_Task to complete_
Identify each line containing the word "that" and copy it.

_Charts and diagrams as code_
++++++++++

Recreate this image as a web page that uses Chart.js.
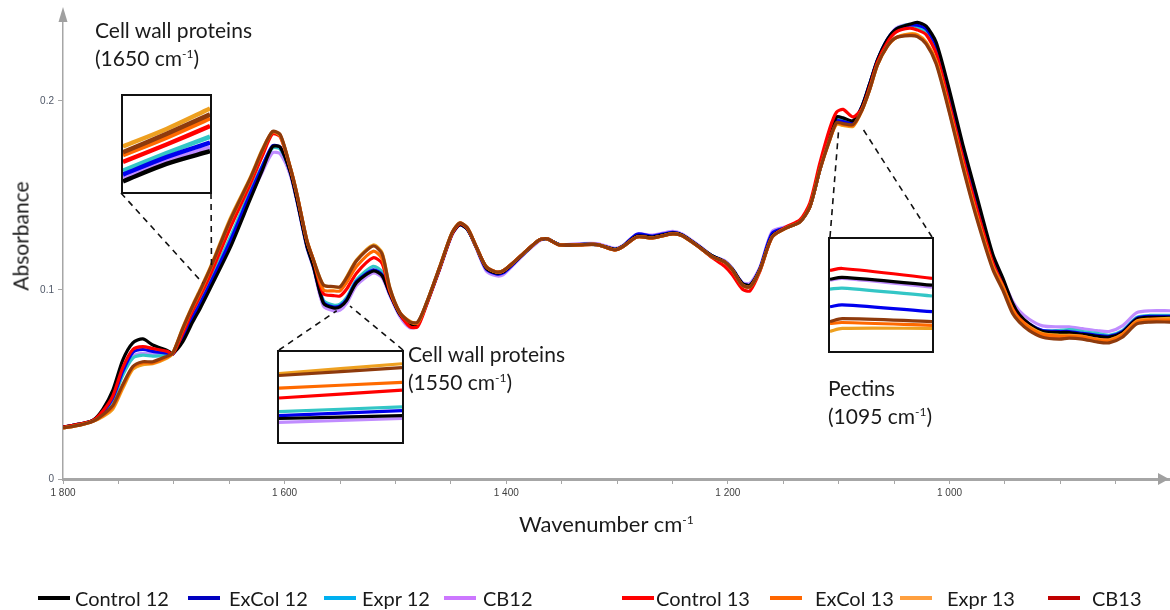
<!DOCTYPE html>
<html><head><meta charset="utf-8">
<script src="https://cdn.jsdelivr.net/npm/chart.js@4.4.1/dist/chart.umd.min.js"></script>
<style>
html,body{margin:0;padding:0;background:#fff;}
#wrap{position:relative;width:1170px;height:610px;overflow:hidden;font-family:Lato,'Open Sans',sans-serif;color:#1a1a1a;}
#main{position:absolute;left:0;top:0;}
.inset{position:absolute;border:2px solid #111;background:#fff;box-sizing:border-box;}
.inset canvas{display:block;}
.note{position:absolute;font-size:21px;line-height:28px;white-space:nowrap;}
sup{font-size:12px;vertical-align:0;position:relative;top:-8px;}
#ytitle{position:absolute;left:20px;top:236px;transform:translate(-50%,-50%) rotate(-90deg);font-size:21px;white-space:nowrap;}
#xtitle{position:absolute;left:519px;top:510px;font-size:22px;white-space:nowrap;}
.lg{position:absolute;top:587px;font-size:20px;line-height:22px;white-space:nowrap;}
</style></head>
<body><div id="wrap">
<canvas id="main" width="1170" height="610"></canvas>
<div class="note" style="left:95px;top:16px">Cell wall proteins<br>(1650 cm<sup>-1</sup>)</div>
<div class="note" style="left:408px;top:340px">Cell wall proteins<br>(1550 cm<sup>-1</sup>)</div>
<div class="note" style="left:828px;top:374px">Pectins<br>(1095 cm<sup>-1</sup>)</div>
<div id="ytitle">Absorbance</div>
<div id="xtitle">Wavenumber cm<sup>-1</sup></div>
<div id="legend"></div>
</div>
<script>
// ---- data ----
const wavenumbers = [1800,1785,1773,1764,1755,1746,1737,1728,1719,1706,
1701,1692,1683,1676,1667,1649,1631,1620,1611,1604,
1595,1589,1580,1574,1565,1556,1550,1544,1535,1520,
1512,1505,1496,1487,1480,1472,1460,1449,1442,1435,
1427,1418,1409,1403,1394,1381,1370,1363,1352,1334,
1318,1302,1295,1282,1268,1250,1241,1225,1214,1203,
1196,1187,1180,1171,1160,1147,1135,1126,1117,1108,
1102,1096,1087,1079,1072,1065,1056,1048,1036,1029,
1021,1012,1000,988,976,961,952,943,937,928,
916,901,892,880,867,856,844,831,819,801];

const control12 = [.0275,.029,.031,.037,.047,.063,.072,.0741,.0709,.068,
.0665,.0725,.083,.0905,.101,.1225,.148,.1635,.1757,.1755,
.1625,.148,.1235,.1125,.093,.0905,.091,.0945,.104,.110,
.1075,.098,.087,.0815,.082,.0925,.1115,.1295,.1345,.132,
.1225,.1115,.109,.1095,.114,.121,.1265,.127,.124,.124,
.124,.1215,.123,.1285,.128,.130,.129,.1225,.118,.115,
.111,.1035,.1025,.111,.1285,.133,.136,.144,.1635,.1815,
.1915,.191,.1895,.197,.209,.2215,.2325,.238,.2405,.2415,
.2395,.231,.2055,.177,.151,.119,.1065,.093,.087,.082,
.078,.0775,.0775,.0765,.0755,.075,.0775,.0845,.0855,.0855];

const excol12 = [.0275,.029,.031,.0355,.043,.057,.067,.0685,.0675,.0665,
.066,.075,.0855,.093,.1035,.126,.151,.1655,.1762,.1755,
.1625,.148,.1235,.1125,.0935,.091,.0915,.095,.1045,.1106,
.108,.098,.087,.0815,.082,.0925,.1115,.1295,.1345,.132,
.1225,.111,.1085,.109,.1135,.121,.1265,.127,.124,.124,
.124,.1215,.123,.1295,.1285,.1305,.129,.1225,.118,.115,
.111,.1035,.1025,.1115,.130,.133,.136,.144,.1635,.181,
.1895,.189,.1885,.197,.209,.2215,.2325,.238,.240,.240,
.238,.229,.203,.175,.149,.117,.105,.092,.0865,.082,
.0785,.078,.078,.077,.076,.0755,.078,.085,.086,.086];

const expr12 = [.0275,.029,.031,.035,.042,.055,.064,.0655,.065,.0655,
.066,.0755,.0865,.094,.105,.128,.1525,.166,.175,.1745,
.1625,.148,.1235,.1125,.0945,.092,.0925,.096,.1055,.1125,
.1095,.0985,.0875,.082,.0825,.093,.112,.130,.1345,.132,
.1228,.112,.1095,.110,.114,.121,.1265,.127,.124,.124,
.124,.1215,.123,.129,.128,.130,.129,.1225,.118,.115,
.111,.1035,.1025,.111,.1295,.133,.136,.144,.1635,.181,
.190,.1895,.189,.197,.209,.2215,.2325,.238,.2405,.239,
.2365,.227,.200,.172,.146,.1155,.1035,.091,.086,.0815,
.0785,.0785,.079,.078,.077,.076,.0785,.0855,.0865,.0865];

const cb12 = [.0275,.029,.031,.035,.042,.056,.065,.0665,.066,.066,
.066,.0735,.084,.0915,.102,.124,.149,.1625,.1725,.172,
.161,.147,.1225,.1115,.0915,.089,.0893,.093,.1025,.109,
.1065,.097,.086,.080,.081,.092,.111,.129,.1345,.132,
.122,.110,.1075,.108,.113,.1205,.126,.127,.124,.1245,
.1245,.122,.1235,.1295,.129,.131,.1295,.123,.118,.1155,
.1115,.104,.1035,.112,.131,.1335,.1365,.1445,.1635,.181,
.191,.1905,.1895,.197,.209,.2215,.2325,.2385,.2405,.2395,
.2365,.2275,.201,.173,.147,.117,.1055,.094,.089,.0845,
.081,.0805,.0805,.0795,.0785,.078,.081,.088,.089,.089];

const control13 = [.0275,.029,.031,.036,.044,.059,.0685,.070,.069,.0675,
.066,.077,.089,.097,.108,.133,.156,.171,.1825,.181,
.1645,.1505,.126,.1155,.098,.097,.0968,.1005,.109,.117,
.114,.099,.0875,.0805,.0805,.092,.1115,.1295,.135,.1325,
.1228,.1122,.1095,.110,.1143,.1212,.1265,.127,.1238,.1238,
.124,.1212,.1228,.128,.1275,.1296,.1286,.1222,.117,.1125,
.108,.1005,.0995,.110,.128,.1335,.137,.146,.167,.1855,
.194,.1955,.1915,.196,.2075,.2205,.231,.2365,.2385,.2375,
.235,.225,.198,.170,.144,.1145,.1025,.090,.085,.0805,
.0765,.0755,.076,.0755,.074,.0735,.0765,.0835,.0845,.0845];

const excol13 = [.027,.0285,.0305,.0335,.038,.049,.059,.0614,.0614,.0645,
.0665,.079,.091,.099,.111,.1365,.1585,.1735,.1836,.182,
.165,.151,.1265,.116,.100,.0995,.0995,.104,.1125,.1205,
.1165,.100,.088,.083,.0825,.093,.1122,.1302,.1354,.1328,
.1228,.1122,.1095,.1101,.1143,.1212,.1265,.127,.1238,.1238,
.124,.1212,.1228,.128,.1275,.1296,.1286,.1222,.1175,.1148,
.1106,.1026,.1016,.1106,.128,.1328,.136,.1439,.1635,.1795,
.188,.1875,.187,.195,.206,.219,.229,.2335,.235,.2345,
.2305,.2205,.1945,.166,.140,.112,.1015,.089,.0845,.080,
.0765,.0755,.0755,.075,.0735,.073,.076,.083,.084,.084];

const expr13 = [.027,.0285,.0305,.033,.037,.048,.058,.0605,.061,.064,
.0665,.080,.092,.1005,.112,.138,.1595,.1745,.1835,.1815,
.165,.151,.1265,.116,.1026,.1016,.1016,.1069,.1159,.1238,
.1196,.101,.088,.0835,.0825,.093,.1122,.1302,.1354,.1328,
.1228,.1122,.1095,.1101,.1143,.1212,.1265,.127,.1238,.1238,
.124,.1212,.1228,.128,.1275,.1296,.1286,.1222,.1175,.1148,
.1106,.1026,.1016,.1106,.128,.1328,.136,.1439,.1635,.1795,
.1875,.187,.1865,.195,.206,.219,.229,.2335,.2355,.235,
.231,.221,.195,.1665,.1405,.1125,.102,.0895,.0845,.0805,
.077,.076,.076,.0755,.074,.0735,.0765,.0835,.0845,.085];

const cb13 = [.027,.0285,.0305,.034,.039,.050,.0595,.062,.062,.065,
.0665,.0795,.0915,.100,.1115,.137,.159,.174,.1838,.1822,
.165,.151,.1265,.116,.1026,.1018,.1016,.1065,.1155,.1232,
.119,.101,.088,.0831,.083,.093,.1122,.1302,.1354,.1328,
.1228,.1122,.1095,.1101,.1143,.1212,.1265,.127,.1238,.1238,
.124,.1212,.1228,.128,.1275,.1296,.1286,.1222,.1175,.1148,
.1106,.1026,.1016,.1106,.128,.1328,.136,.1439,.1635,.1795,
.1885,.188,.1875,.195,.206,.219,.229,.2335,.2345,.234,
.230,.2195,.1935,.165,.139,.111,.100,.0875,.083,.0785,
.075,.074,.0745,.074,.0725,.072,.075,.082,.083,.083];

const seriesNames = ['Control 12','ExCol 12','Expr 12','CB12','Control 13','ExCol 13','Expr 13','CB13'];
const seriesValues = [control12, excol12, expr12, cb12, control13, excol13, expr13, cb13];

// zoomed inset readings (relative height within each inset box), same series order
const inset1X = [0, 50, 100];
const inset1Values = [[11,29,42],[18,36,51],[22,40,57],[15,32,46],[31,49,68],[38,56,76],[47,65,86],[41,60,80]];
const inset2X = [0, 100];
const inset2Values = [[24,27],[27,32],[31,36],[20,24],[45,53],[55,61],[70,80],[68,76]];
const inset3X = [0, 12, 100];
const inset3Values = [[73,75,67],[45,47,40],[63,64,56],[72,74,65],[82,84,74],[28,29,26],[20,23,23],[30,33,30]];

// axis ticks
const xTickValues = [1800,1750,1700,1650,1600,1550,1500,1450,1400,1350,1300,1250,1200,1150,1100,1050,1000,950,900,850];
const xLabelStep = 200;
const yTickValues = [0, 0.1, 0.2];
const yTickLabels = ['0', '0.1', '0.2'];

// ---- styles ----
const lineColors = ['#000000','#0000ee','#33c6c6','#c08cff','#ff0000','#ff6a00','#eea020','#8e3a0c'];
const legendColors = ['#000000','#0000c0','#00b0f0','#cc77ff','#ff0000','#ff6600','#ffa040','#c00000'];
const drawOrder = [4,5,6,7,3,1,2,0];
const legendLineX = [38,188,324,444,622,770,900,1048];
const legendTextX = [75,229,362,483,656,815,947,1092];
const insetBoxes = [
  {left:121, top:94, width:91, height:100, ymax:99, x:inset1X, vals:inset1Values, lw:4.5},
  {left:277, top:350, width:127, height:94, ymax:92, x:inset2X, vals:inset2Values, lw:3.2},
  {left:828, top:237, width:106, height:116, ymax:114, x:inset3X, vals:inset3Values, lw:3.2}
];
const connectors = [
  {from:[121,193], to:[1674,0.1037]},
  {from:[211,193], to:[1666,0.113]},
  {from:[279,350], to:[1553,0.089]},
  {from:[403,350], to:[1541,0.0915]},
  {from:[830,237], to:[1100,0.185]},
  {from:[932,237], to:[1078,0.185]}
];

function fmtThousands(v){
  if (v >= 1000) return Math.floor(v/1000) + ' ' + String(v % 1000).padStart(3,'0');
  return String(v);
}

const datasets = seriesNames.map((name, i) => ({
  label: name,
  data: wavenumbers.map((w, j) => ({x: w, y: seriesValues[i][j]})),
  borderColor: lineColors[i],
  borderWidth: 3.2,
  pointRadius: 0,
  tension: 0.25,
  fill: false,
  order: drawOrder[i]
}));

const decorations = {
  id: 'decorations',
  afterDatasetsDraw(chart) {
    const {ctx, scales:{x, y}} = chart;
    ctx.save();
    ctx.setLineDash([6,5]);
    ctx.strokeStyle = '#111';
    ctx.lineWidth = 1.6;
    connectors.forEach(c => {
      ctx.beginPath();
      ctx.moveTo(c.from[0], c.from[1]);
      ctx.lineTo(x.getPixelForValue(c.to[0]), y.getPixelForValue(c.to[1]));
      ctx.stroke();
    });
    ctx.restore();
  },
  afterDraw(chart) {
    const {ctx, chartArea:a} = chart;
    ctx.save();
    ctx.fillStyle = '#a0a0a0';
    ctx.beginPath();
    ctx.moveTo(a.right - 1, a.bottom);
    ctx.lineTo(a.right - 12, a.bottom - 6);
    ctx.lineTo(a.right - 12, a.bottom + 6);
    ctx.closePath(); ctx.fill();
    ctx.beginPath();
    ctx.moveTo(a.left, a.top - 5);
    ctx.lineTo(a.left - 4.5, a.top + 10);
    ctx.lineTo(a.left + 4.5, a.top + 10);
    ctx.closePath(); ctx.fill();
    ctx.restore();
  }
};

const chart = new Chart(document.getElementById('main'), {
  type: 'line',
  data: {datasets},
  options: {
    responsive: false,
    animation: false,
    layout: {padding: {top: 12, left: 0, right: 0, bottom: 0}},
    plugins: {legend: {display: false}, tooltip: {enabled: false}},
    scales: {
      x: {
        type: 'linear', reverse: true, min: 801, max: 1800,
        afterFit: s => { s.height = 131; },
        afterBuildTicks: s => { s.ticks = xTickValues.map(v => ({value: v})); },
        border: {color: '#a6a6a6', width: 3},
        grid: {drawOnChartArea: false, drawTicks: true, tickLength: 5, color: '#a6a6a6'},
        ticks: {
          maxRotation: 0, autoSkip: false, padding: 3,
          color: '#404040', font: {family: 'Liberation Sans', size: 10},
          callback: v => (v % xLabelStep === 0 ? fmtThousands(v) : '')
        }
      },
      y: {
        type: 'linear', min: 0, max: 0.247,
        afterFit: s => { s.width = 63; },
        afterBuildTicks: s => { s.ticks = yTickValues.map(v => ({value: v})); },
        border: {color: '#a6a6a6', width: 1.5},
        grid: {drawOnChartArea: false, drawTicks: true, tickLength: 5, color: '#a6a6a6'},
        ticks: {
          padding: 4, autoSkip: false,
          color: '#505868', font: {family: 'Liberation Sans', size: 10},
          callback: (v, i) => yTickLabels[yTickValues.indexOf(v)] ?? ''
        }
      }
    }
  },
  plugins: [decorations]
});

// insets (zoomed views)
const wrap = document.getElementById('wrap');
insetBoxes.forEach(b => {
  const d = document.createElement('div');
  d.className = 'inset';
  d.style.left = b.left + 'px'; d.style.top = b.top + 'px';
  d.style.width = b.width + 'px'; d.style.height = b.height + 'px';
  const c = document.createElement('canvas');
  c.width = b.width - 4; c.height = b.height - 4;
  d.appendChild(c); wrap.appendChild(d);
  new Chart(c, {
    type: 'line',
    data: {datasets: seriesNames.map((n, i) => ({
      label: n,
      data: b.x.map((xv, j) => ({x: xv, y: b.vals[i][j]})),
      borderColor: lineColors[i], borderWidth: b.lw, pointRadius: 0, tension: 0.3,
      order: drawOrder[i]
    }))},
    options: {
      responsive: false, animation: false,
      layout: {padding: 0},
      plugins: {legend: {display: false}, tooltip: {enabled: false}},
      scales: {
        x: {type: 'linear', min: b.x[0], max: b.x[b.x.length-1], display: false},
        y: {type: 'linear', min: 0, max: b.ymax, display: false}
      }
    }
  });
});

// HTML legend built from the chart datasets
const lg = document.getElementById('legend');
chart.data.datasets.forEach((ds, i) => {
  const sw = document.createElement('i');
  sw.style.cssText = 'position:absolute;top:596px;height:4px;width:32px;';
  sw.style.left = legendLineX[i] + 'px';
  sw.style.background = legendColors[i];
  lg.appendChild(sw);
  const t = document.createElement('div');
  t.className = 'lg';
  t.style.left = legendTextX[i] + 'px';
  t.textContent = ds.label;
  lg.appendChild(t);
});
</script>
</body></html>
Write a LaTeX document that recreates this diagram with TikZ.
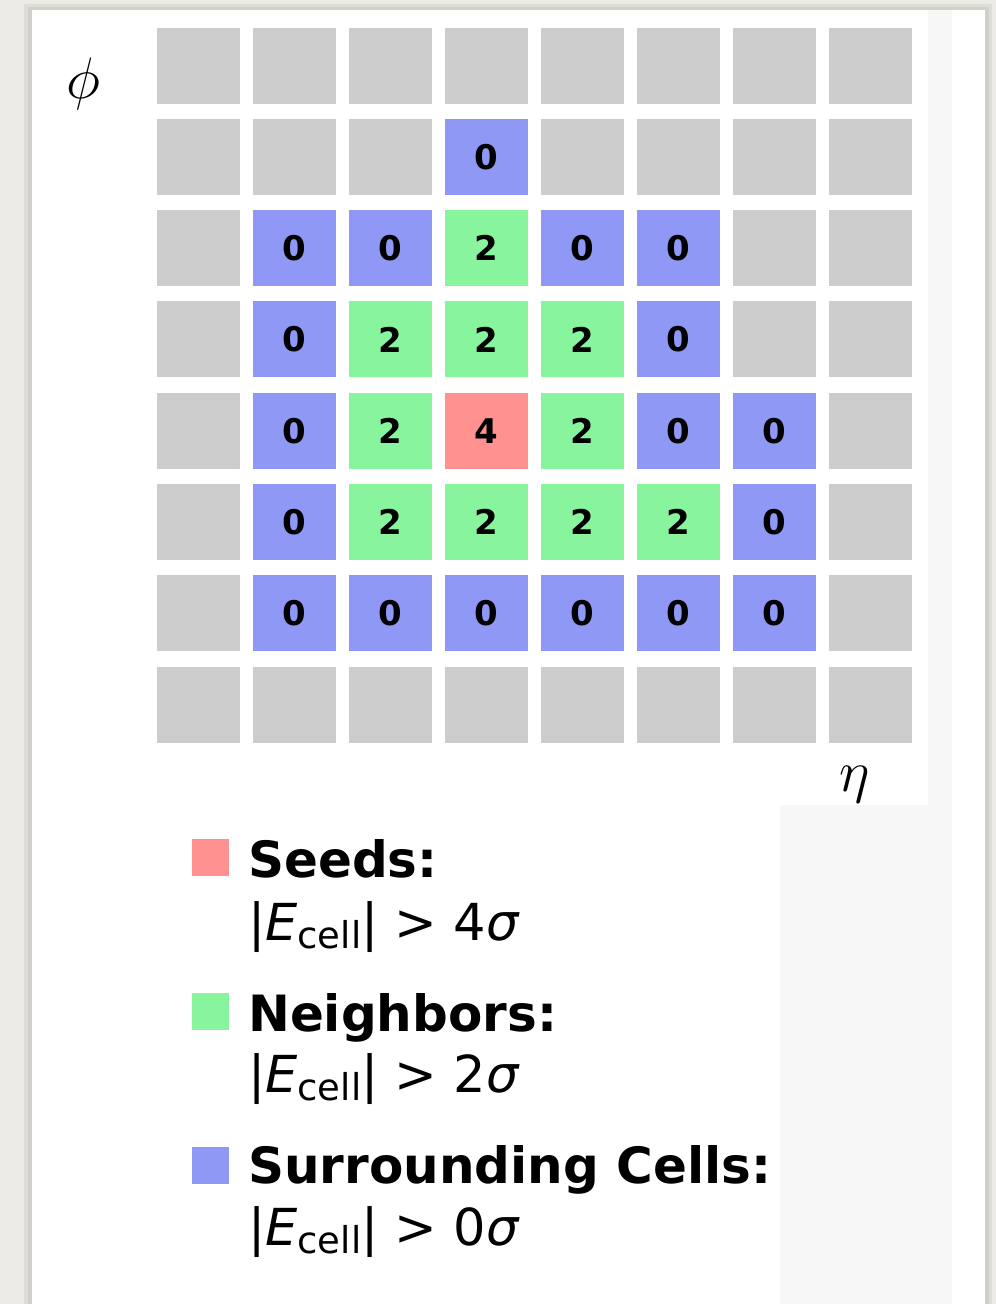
\documentclass[tikz,border=0pt]{standalone}
\usepackage{fontspec}
\setmainfont{DejaVu Sans}
\usepackage{graphicx}
\usepackage{xcolor}
\definecolor{paper}{RGB}{236,235,230}
\definecolor{offgray}{RGB}{204,204,204}
\definecolor{surblue}{RGB}{143,153,245}
\definecolor{nbrgreen}{RGB}{136,245,158}
\definecolor{seedred}{RGB}{255,145,145}
\definecolor{pale}{RGB}{247,247,247}
\usepackage{tikz}
\usetikzlibrary{positioning}

% |E_cell| > n sigma
\newcommand{\ecut}[1]{\textbar\textit{E}\raisebox{-.16em}{\fontsize{37}{37}\selectfont cell}\textbar\ > #1\textit{σ}}
% big math letter for the axes
\newcommand{\axlabel}[1]{\scalebox{2.35}{\Huge$#1$}}

\begin{document}
\begin{tikzpicture}[
  x=1pt, y=-1pt,
  cell/.style={rectangle, minimum width=83pt, minimum height=76pt, inner sep=0pt,
               font=\fontsize{34}{34}\selectfont\bfseries},
  off cell/.style={cell, fill=offgray},
  sur cell/.style={cell, fill=surblue},
  nbr cell/.style={cell, fill=nbrgreen},
  seed cell/.style={cell, fill=seedred},
  key/.style={rectangle, minimum size=37pt, inner sep=0pt},
  head/.style={anchor=base west, inner sep=0pt, font=\fontsize{50}{50}\selectfont\bfseries},
  cut/.style={anchor=base west, inner sep=0pt, font=\fontsize{51}{51}\selectfont},
  axis/.style={inner sep=0pt}
]
\useasboundingbox (0,0) rectangle (996,1304);
% paper and panel
\fill[paper] (0,0) rectangle (996,1304);
\fill[black, opacity=.06] (24,4) rectangle (992,1304);
\fill[black, opacity=.06] (28,7) rectangle (989,1304);
\fill[white] (32,10) rectangle (985,1304);
\fill[pale] (928,10) rectangle (952,805) -- (952,1304) -- (780,1304) -- (780,805) -- (928,805) -- cycle;
\fill[white] (32,10) rectangle (928,805);

% grid of cells, rows from top
\foreach \row [count=\r from 0] in {
  {off/,off/,off/,off/,off/,off/,off/,off/},
  {off/,off/,off/,sur/0,off/,off/,off/,off/},
  {off/,sur/0,sur/0,nbr/2,sur/0,sur/0,off/,off/},
  {off/,sur/0,nbr/2,nbr/2,nbr/2,sur/0,off/,off/},
  {off/,sur/0,nbr/2,seed/4,nbr/2,sur/0,sur/0,off/},
  {off/,sur/0,nbr/2,nbr/2,nbr/2,nbr/2,sur/0,off/},
  {off/,sur/0,sur/0,sur/0,sur/0,sur/0,sur/0,off/},
  {off/,off/,off/,off/,off/,off/,off/,off/}} {
  \foreach \k/\v [count=\c from 0] in \row {
    \node[\k\space cell] (c\r\c) at (198.5+96*\c, 65.5+91.3*\r) {\v};
  }
}

\node[axis] (phi) at (83,84) {\axlabel{\phi}};
\node[axis] (eta) at (855,785) {\axlabel{\eta}};

% legend
\node[key, fill=seedred]  (kseed) at (210.5,857.5) {};
\node[key, fill=nbrgreen] (knbr)  at (210.5,1011) {};
\node[key, fill=surblue]  (ksur)  at (210.5,1165) {};

\node[head] (tseed) at (248,877) {Seeds:};
\node[cut]  (cseed) at (248,940) {\ecut{4}};
\node[head] (tnbr)  at (248,1031) {Neighbors:};
\node[cut]  (cnbr)  at (248,1092) {\ecut{2}};
\node[head] (tsur)  at (248,1183) {Surrounding Cells:};
\node[cut]  (csur)  at (248,1245) {\ecut{0}};
\end{tikzpicture}
\end{document}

++++++++++

_Reply_
Recreate this image as a web page that uses Chart.js.
Write a LaTeX document that recreates this diagram with TikZ.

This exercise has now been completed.